In other cases, the business may be willing to divert more resources to a new marketing strategy. A digital marketing plan is how your team can demonstrate that the money is being well-spent and producing ROI for the company.
Digital Marketing Plan Example
If you’re looking for a digital marketing plan sample to guide your team’s efforts, we’ve got you covered.
We’ve created a digital marketing plan template that you can use as a guide. This example is for a fictional company, ABC marketing, that wants to market its SEO consulting services.
Summary
ABC Marketing will implement a new digital marketing plan this quarter to increase monthly impressions, leads, and conversions through paid search, Facebook and Instagram marketing, and our blogging strategy. We will accomplish this through a consistent digital content creation strategy along with heavy budget reallocation toward paid search.
Marketing Objectives
- Increase new monthly leads from 25 to 45
- Increase monthly conversions from 15 to 25
- Increase monthly paid search impressions from 2,500 to 3,000
Digital Marketing Channels
- Email marketing
- Facebook & Instagram Marketing
- Paid Search
- Blogging
Task Allocation (this breakdown will vary depending on the size of your marketing team; for this example, the company has a small team)

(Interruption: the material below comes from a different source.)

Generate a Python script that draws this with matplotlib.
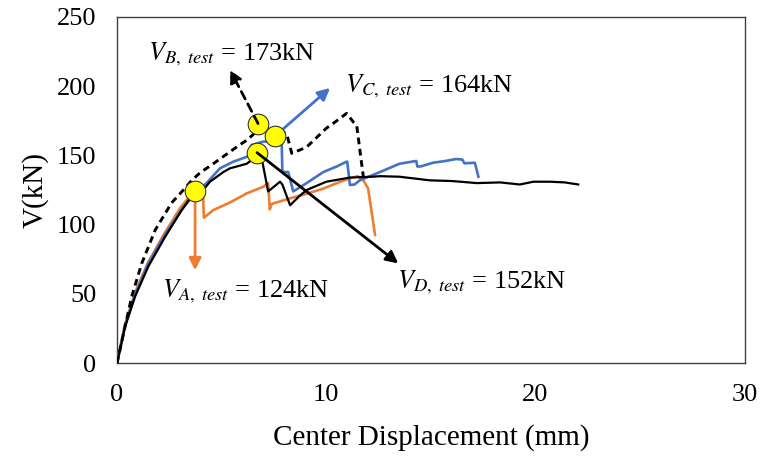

- Kate will create and send 1 new nurture email sequence per month to all leads
- Mark will publish 2 blogs/month
- Jenna will manage monthly paid search campaigns and measure funnel conversion rates
- Dante will create and schedule 3 monthly Facebook posts and 4 monthly Instagram posts to increase CTR
Budget Strategy
- 60% of the budget to paid search
- 20% of the budget to Facebook and Instagram marketing
- 10% of the budget for email marketing
- 10% of the budget for blogging
What Can a Digital Marketing Plan Do for You?
Digital marketing strategies are only effective if they are intentional, consistent, and measurable. Backing up your digital marketing efforts with a solid body of research to back your goals will help you set attainable benchmarks and ultimately, grow your business.